Elapsed Time: Execution time of specified application in seconds.

GFLOPS: Average Giga floating point operations per second performed by the application. GFLOPS metrics are only available for 3rd Generation Intel® Core™ processors, 5th Generation Intel processors, and 6th Generation Intel processors.

CPU Utilization: The effective CPU usage while the application was running. Overhead introduced by the parallel runtime system is not included in the CPU utilization calculation. A value of 100% means that all logical CPU cores were busy with application computations. Any value over 90% requires additional investigation.

Memory Bound: The percentage of potential processor execution pipeline slots lost while the application was fetching data. Stalls while fetching data are usually caused by load instructions causing execution to stall until the load is completed. In less common cases, a stall can be caused when incomplete stores imply back-pressure on the pipeline, which causes it to stall. Any value over 20% requires additional investigation.

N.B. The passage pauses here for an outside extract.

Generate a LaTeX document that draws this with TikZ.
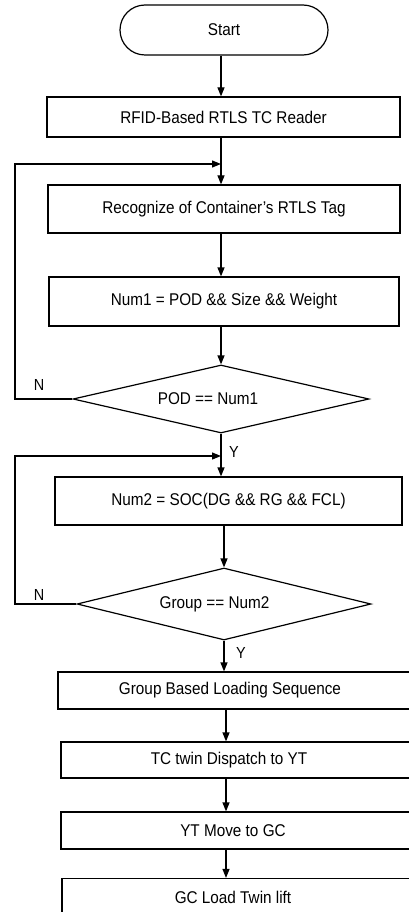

FPU Utilization: The effective FPU usage while the application was running. Use the FPU Utilization value to evaluate the vector efficiency of your application. The value is calculated by estimating the percentage of operations that are performed by the FPU. A value of 100% means that the FPU is fully loaded. Any value over 50% requires additional analysis. FPU metrics are only available for 3rd Generation Intel Core processors, 5th Generation Intel processors, and 6th Generation Intel processors.